Steve Erenberg likes to collect strange things. Artists' mannequins, early radio equipment, steam engines, electrostatic devices, globes, "scary scientific stuff," classroom demonstration models and more. About thirty years ago, Erenberg, who runs the Industrial Anatomy blog and Radio-Guy, a Hall of Fame website, started to collect masks with his wife: Tribal masks, medical masks, scientific masks. Deep in his collection are a pair of masks that Erenberg convincingly argues are the inspiration for two of George Lucas' famous creations from the Star Wars films: C-3PO, a protocol droid designed to serve humans, and Darth Vader, one of the most well-known villains in popular culture.

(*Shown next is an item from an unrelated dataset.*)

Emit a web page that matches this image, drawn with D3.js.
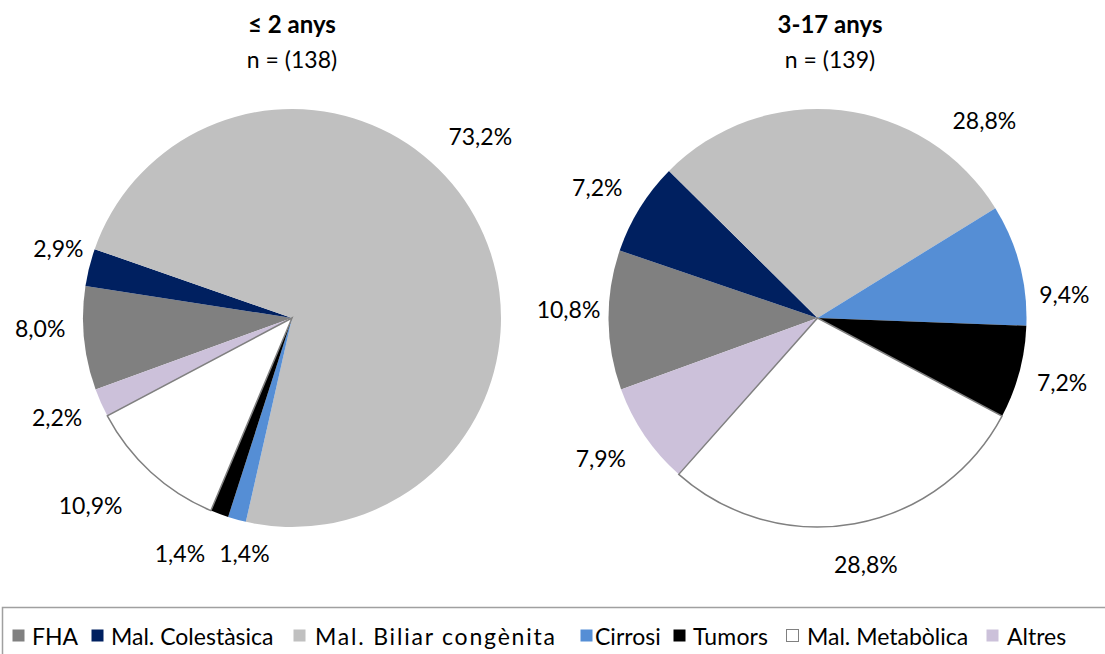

Writing this week as a special guest blogger on, "a resource for people who love antique and vintage stuff," Erenberg introduced his masks. "This pair of early rescue masks, shown above, dates from between the mid-1800s and World War I," he explained. "They look a bit familiar, right? Almost a 100 years [sic] before Darth Vader and C-3PO hit the big screen in Star Wars in 1977, these two smoke helmets were worn by firefighters carrying our [sic] rescues in smoke-logged buildings."

Founded in 1881, one early company held several patents in the United States for respiratory equipment to be used by firemen. A compressed air cylinder attached to the back of a mask supplied breathable air to the fireman who was buried inside a large cloth-like contraption that resembled a kid dressing as a ghost for Halloween. Those early devices paved the way for the companies that would follow.

Profiled by Neatorama, medGadget, Make magazine and others, Erenberg knows his stuff. The mask on the left of the photograph was made in Hamburg, Germany, by a company called G. B. Konic Altona, he explained in the blog post. Labeled "Respirations Apparat," the black leather helmet, Erenberg noted, resembles an African Dan mask. Found in a small section of land stretching from Liberia into the Ivory Coast, Dan masks are typically carved of wood, but do share a lot of design basics with the gas mask seen above: broad forehead, tapered chin and a pouting mouth.

The three-quarters face mask on the right is made of brass. Constructed by J. Mandet in Paris, this type of mask required an operator to pump air into the helmet through flexible tubing and a bellows. Both masks have mica lenses, which would protect the person wearing them from heat. The masks from that early company weren't outfitted with mica as the silicate metal was rare and expensive until large reserves were discovered in South America and Africa.

"The buzz among collectors is that George Lucas's designers must have found inspiration in these smoke helmets and other [sic] like them," Erenberg wrote. "In fact, one well-known 19th-century manufacturer" -- that early company -- "was named Vajen-Bader." From there, Vader isn't a big stretch.